“One Battle After Another” is the new Warner Bros. movie written and directed by Paul Thomas Anderson and starring Leonardo DiCaprio.
The film debuts this weekend, and it’ll highlight some San Diego landmarks. Last year, crews for the production spent about six weeks filming part of the movie on location across the region.
“Definitely when you see this on the big screen you're going to see a lot of San Diego in it,” said city of San Diego film program manager Guy Langman.
He said there are scenes shot around the border and Otay Mesa, Borrego Springs and downtown, including at the Westgate Hotel.

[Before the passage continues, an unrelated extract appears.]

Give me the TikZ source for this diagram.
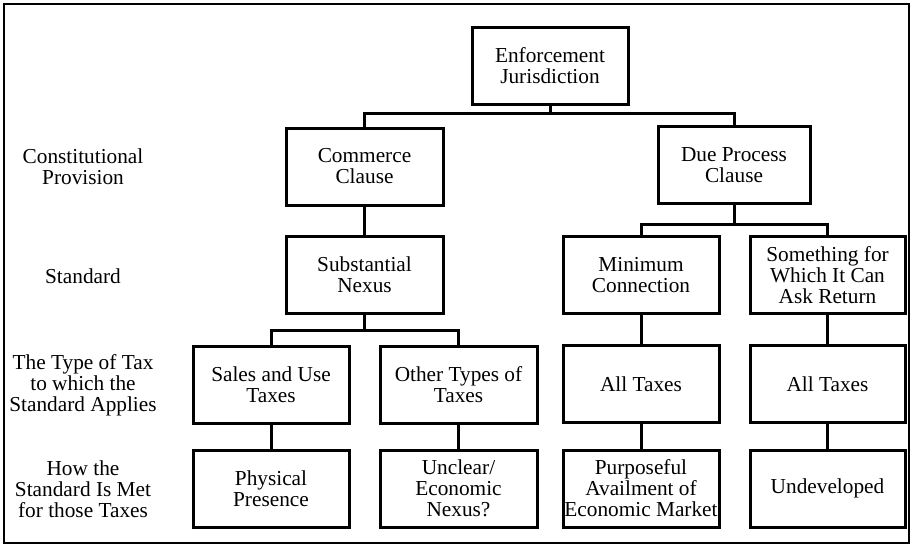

The county said filming for the movie added nearly $7 million into the local economy through expenses like lodging, food, wages for movie extras and technicians, and the cost of the goods used in filming.
The filmmakers also got a financial benefit from shooting here.
“It does have a California state tax credit. Which when the production moves out of what’s the traditional L.A. 30-mile zone they get an extra five to 10 percent tax credit back,” Langman said. “And our landscapes and a lot of our infrastructure here really appealed to them.”
Nowadays, the city and the county work together to act as a sort of concierge service to help filmmakers deal with the logistics of making a movie on location, including permitting.
“Especially in Otay, where one of the big set pieces is for the film, we also worked with Border Patrol, CHP. So it was really a cross departmental collaboration,” said Steve Lockett, San Diego County’s Deputy Director of Economic Development and Prosperity.

While the “Top Gun” movies, “Jurassic Park” and “Anchorman” have scenes filmed in San Diego, this is the biggest movie that's been shot in the region to this scale in quite some time.
“It gets it on people’s radar. And people will start to say ‘oh that film was shot in San Diego. I like the way it looked,” said USD professor of Communication Eric Pierson.
He said if San Diego is serious about revitalizing its film and TV industry, it needs to bring back the Film Commission, which was dismantled in 2013.
Pierson said that would streamline filming processes and help promote the region to filmmakers.
“We really do need a film commission. A city as beautiful and with as much to offer for film as San Diego that doesn’t have a working film commission, that should not be happening,” he said.
Jodi Cilley is founder and president of Film Consortium San Diego, which supports the local filmmaking industry and has worked with KPBS on projects like the G.I. Film Festival.
She said the county’s landscape diversity is a big draw for filmmaking.
“You can be in the mountains, you can be on the beach, you can be in the city, you can be in rural areas, you can be at the border, you can be in what feels like Mexico,” Cilley said.

She said this new movie could be a turning point for filmmaking in San Diego, by spurring more Hollywood interest here.
“Having big productions here brings jobs to our local film community. Which allows us to stay here and work and not have to move to LA or New York or somewhere else in order to expand in our career,” Cilley said.
More movies featuring San Diego are on the way. The city’s Langman said Apple TV’s “Way of the Warrior Kid” was shot in Mission Bay and could be coming out by the end of this year.